▶ AIM OF THE EXERCISE
Each line below should be retyped exactly, with no pictures.
** start of DATASET SECTION **
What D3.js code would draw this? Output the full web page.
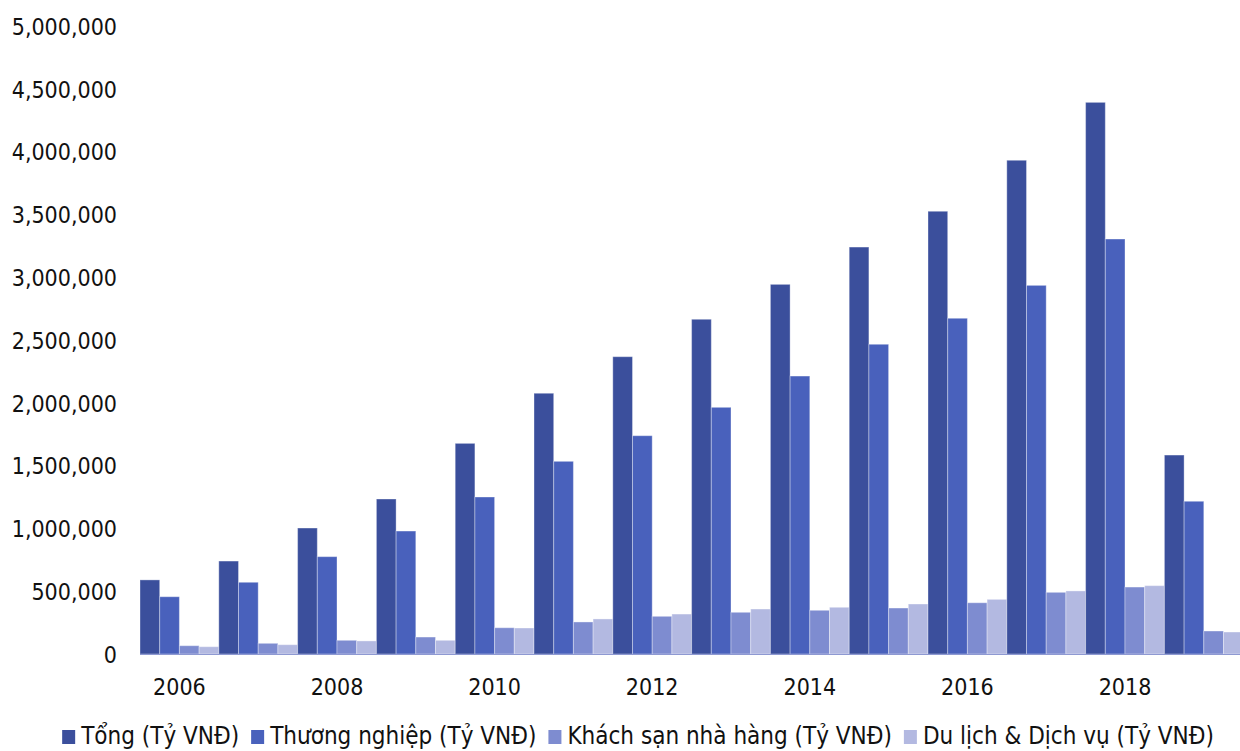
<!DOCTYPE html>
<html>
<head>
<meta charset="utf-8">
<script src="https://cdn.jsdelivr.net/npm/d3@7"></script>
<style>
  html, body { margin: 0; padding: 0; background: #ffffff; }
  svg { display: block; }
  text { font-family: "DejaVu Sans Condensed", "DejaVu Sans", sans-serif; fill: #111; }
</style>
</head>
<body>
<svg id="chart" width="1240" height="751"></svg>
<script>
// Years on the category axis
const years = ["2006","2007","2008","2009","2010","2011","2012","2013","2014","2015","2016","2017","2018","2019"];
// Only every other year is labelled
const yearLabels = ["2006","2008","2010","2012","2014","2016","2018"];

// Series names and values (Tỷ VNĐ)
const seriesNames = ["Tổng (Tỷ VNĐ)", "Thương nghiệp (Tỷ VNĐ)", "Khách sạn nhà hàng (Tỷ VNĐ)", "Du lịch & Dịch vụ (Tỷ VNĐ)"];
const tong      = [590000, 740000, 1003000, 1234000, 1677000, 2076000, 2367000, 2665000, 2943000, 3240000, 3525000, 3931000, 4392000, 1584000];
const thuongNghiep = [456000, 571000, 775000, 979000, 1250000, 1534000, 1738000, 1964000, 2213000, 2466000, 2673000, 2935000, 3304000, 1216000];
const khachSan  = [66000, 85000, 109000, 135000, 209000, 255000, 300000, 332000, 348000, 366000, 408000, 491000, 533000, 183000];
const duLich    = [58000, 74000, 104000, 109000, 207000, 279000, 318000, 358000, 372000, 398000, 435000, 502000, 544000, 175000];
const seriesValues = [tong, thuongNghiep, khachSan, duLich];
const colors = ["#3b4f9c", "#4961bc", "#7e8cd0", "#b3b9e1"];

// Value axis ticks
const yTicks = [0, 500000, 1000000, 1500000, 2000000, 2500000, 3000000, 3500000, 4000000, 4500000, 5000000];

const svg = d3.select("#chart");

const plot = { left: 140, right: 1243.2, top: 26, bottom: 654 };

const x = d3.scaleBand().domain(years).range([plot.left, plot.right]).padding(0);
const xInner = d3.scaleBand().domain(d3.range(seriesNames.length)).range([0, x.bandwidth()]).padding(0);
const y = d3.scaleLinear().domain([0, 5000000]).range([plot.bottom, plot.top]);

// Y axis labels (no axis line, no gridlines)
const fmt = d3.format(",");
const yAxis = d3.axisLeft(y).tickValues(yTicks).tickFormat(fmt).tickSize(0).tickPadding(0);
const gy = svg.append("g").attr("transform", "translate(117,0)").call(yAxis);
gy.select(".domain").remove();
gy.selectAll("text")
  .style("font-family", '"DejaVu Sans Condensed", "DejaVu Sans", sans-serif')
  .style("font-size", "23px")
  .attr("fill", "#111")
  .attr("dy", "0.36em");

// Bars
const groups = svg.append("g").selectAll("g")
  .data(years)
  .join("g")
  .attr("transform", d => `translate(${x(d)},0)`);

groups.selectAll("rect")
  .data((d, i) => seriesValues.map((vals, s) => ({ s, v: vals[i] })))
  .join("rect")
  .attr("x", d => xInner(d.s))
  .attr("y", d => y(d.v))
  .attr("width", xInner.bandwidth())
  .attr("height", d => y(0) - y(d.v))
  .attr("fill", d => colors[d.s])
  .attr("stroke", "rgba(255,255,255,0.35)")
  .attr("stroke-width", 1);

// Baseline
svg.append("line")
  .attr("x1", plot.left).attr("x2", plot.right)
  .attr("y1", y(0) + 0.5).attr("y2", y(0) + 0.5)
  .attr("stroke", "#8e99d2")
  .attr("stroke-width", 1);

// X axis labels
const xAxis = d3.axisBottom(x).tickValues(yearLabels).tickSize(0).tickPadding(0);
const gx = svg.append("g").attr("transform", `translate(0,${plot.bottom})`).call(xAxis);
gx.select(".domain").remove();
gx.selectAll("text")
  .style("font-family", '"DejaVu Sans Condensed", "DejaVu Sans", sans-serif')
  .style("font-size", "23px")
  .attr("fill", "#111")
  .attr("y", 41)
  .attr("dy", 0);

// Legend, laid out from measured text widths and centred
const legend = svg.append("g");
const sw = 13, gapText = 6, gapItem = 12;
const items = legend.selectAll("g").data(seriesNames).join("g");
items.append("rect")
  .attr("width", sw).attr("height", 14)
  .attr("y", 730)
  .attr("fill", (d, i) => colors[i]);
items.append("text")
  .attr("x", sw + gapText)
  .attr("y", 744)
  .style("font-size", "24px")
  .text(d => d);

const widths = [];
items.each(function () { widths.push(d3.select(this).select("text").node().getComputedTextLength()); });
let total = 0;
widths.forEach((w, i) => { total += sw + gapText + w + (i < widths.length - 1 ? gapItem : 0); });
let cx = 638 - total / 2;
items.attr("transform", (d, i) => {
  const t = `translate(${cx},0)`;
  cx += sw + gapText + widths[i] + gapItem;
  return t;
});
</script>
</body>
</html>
** end of DATASET SECTION **
▶ RESULT
What D3.js code would draw this? Output the full web page.
<!DOCTYPE html>
<html>
<head>
<meta charset="utf-8">
<script src="https://cdn.jsdelivr.net/npm/d3@7"></script>
<style>
  html, body { margin: 0; padding: 0; background: #ffffff; }
  svg { display: block; }
  text { font-family: "DejaVu Sans Condensed", "DejaVu Sans", sans-serif; fill: #111; }
</style>
</head>
<body>
<svg id="chart" width="1240" height="751"></svg>
<script>
// Years on the category axis
const years = ["2006","2007","2008","2009","2010","2011","2012","2013","2014","2015","2016","2017","2018","2019"];
// Only every other year is labelled
const yearLabels = ["2006","2008","2010","2012","2014","2016","2018"];

// Series names and values (Tỷ VNĐ)
const seriesNames = ["Tổng (Tỷ VNĐ)", "Thương nghiệp (Tỷ VNĐ)", "Khách sạn nhà hàng (Tỷ VNĐ)", "Du lịch & Dịch vụ (Tỷ VNĐ)"];
const tong      = [590000, 740000, 1003000, 1234000, 1677000, 2076000, 2367000, 2665000, 2943000, 3240000, 3525000, 3931000, 4392000, 1584000];
const thuongNghiep = [456000, 571000, 775000, 979000, 1250000, 1534000, 1738000, 1964000, 2213000, 2466000, 2673000, 2935000, 3304000, 1216000];
const khachSan  = [66000, 85000, 109000, 135000, 209000, 255000, 300000, 332000, 348000, 366000, 408000, 491000, 533000, 183000];
const duLich    = [58000, 74000, 104000, 109000, 207000, 279000, 318000, 358000, 372000, 398000, 435000, 502000, 544000, 175000];
const seriesValues = [tong, thuongNghiep, khachSan, duLich];
const colors = ["#3b4f9c", "#4961bc", "#7e8cd0", "#b3b9e1"];

// Value axis ticks
const yTicks = [0, 500000, 1000000, 1500000, 2000000, 2500000, 3000000, 3500000, 4000000, 4500000, 5000000];

const svg = d3.select("#chart");

const plot = { left: 140, right: 1243.2, top: 26, bottom: 654 };

const x = d3.scaleBand().domain(years).range([plot.left, plot.right]).padding(0);
const xInner = d3.scaleBand().domain(d3.range(seriesNames.length)).range([0, x.bandwidth()]).padding(0);
const y = d3.scaleLinear().domain([0, 5000000]).range([plot.bottom, plot.top]);

// Y axis labels (no axis line, no gridlines)
const fmt = d3.format(",");
const yAxis = d3.axisLeft(y).tickValues(yTicks).tickFormat(fmt).tickSize(0).tickPadding(0);
const gy = svg.append("g").attr("transform", "translate(117,0)").call(yAxis);
gy.select(".domain").remove();
gy.selectAll("text")
  .style("font-family", '"DejaVu Sans Condensed", "DejaVu Sans", sans-serif')
  .style("font-size", "23px")
  .attr("fill", "#111")
  .attr("dy", "0.36em");

// Bars
const groups = svg.append("g").selectAll("g")
  .data(years)
  .join("g")
  .attr("transform", d => `translate(${x(d)},0)`);

groups.selectAll("rect")
  .data((d, i) => seriesValues.map((vals, s) => ({ s, v: vals[i] })))
  .join("rect")
  .attr("x", d => xInner(d.s))
  .attr("y", d => y(d.v))
  .attr("width", xInner.bandwidth())
  .attr("height", d => y(0) - y(d.v))
  .attr("fill", d => colors[d.s])
  .attr("stroke", "rgba(255,255,255,0.35)")
  .attr("stroke-width", 1);

// Baseline
svg.append("line")
  .attr("x1", plot.left).attr("x2", plot.right)
  .attr("y1", y(0) + 0.5).attr("y2", y(0) + 0.5)
  .attr("stroke", "#8e99d2")
  .attr("stroke-width", 1);

// X axis labels
const xAxis = d3.axisBottom(x).tickValues(yearLabels).tickSize(0).tickPadding(0);
const gx = svg.append("g").attr("transform", `translate(0,${plot.bottom})`).call(xAxis);
gx.select(".domain").remove();
gx.selectAll("text")
  .style("font-family", '"DejaVu Sans Condensed", "DejaVu Sans", sans-serif')
  .style("font-size", "23px")
  .attr("fill", "#111")
  .attr("y", 41)
  .attr("dy", 0);

// Legend, laid out from measured text widths and centred
const legend = svg.append("g");
const sw = 13, gapText = 6, gapItem = 12;
const items = legend.selectAll("g").data(seriesNames).join("g");
items.append("rect")
  .attr("width", sw).attr("height", 14)
  .attr("y", 730)
  .attr("fill", (d, i) => colors[i]);
items.append("text")
  .attr("x", sw + gapText)
  .attr("y", 744)
  .style("font-size", "24px")
  .text(d => d);

const widths = [];
items.each(function () { widths.push(d3.select(this).select("text").node().getComputedTextLength()); });
let total = 0;
widths.forEach((w, i) => { total += sw + gapText + w + (i < widths.length - 1 ? gapItem : 0); });
let cx = 638 - total / 2;
items.attr("transform", (d, i) => {
  const t = `translate(${cx},0)`;
  cx += sw + gapText + widths[i] + gapItem;
  return t;
});
</script>
</body>
</html>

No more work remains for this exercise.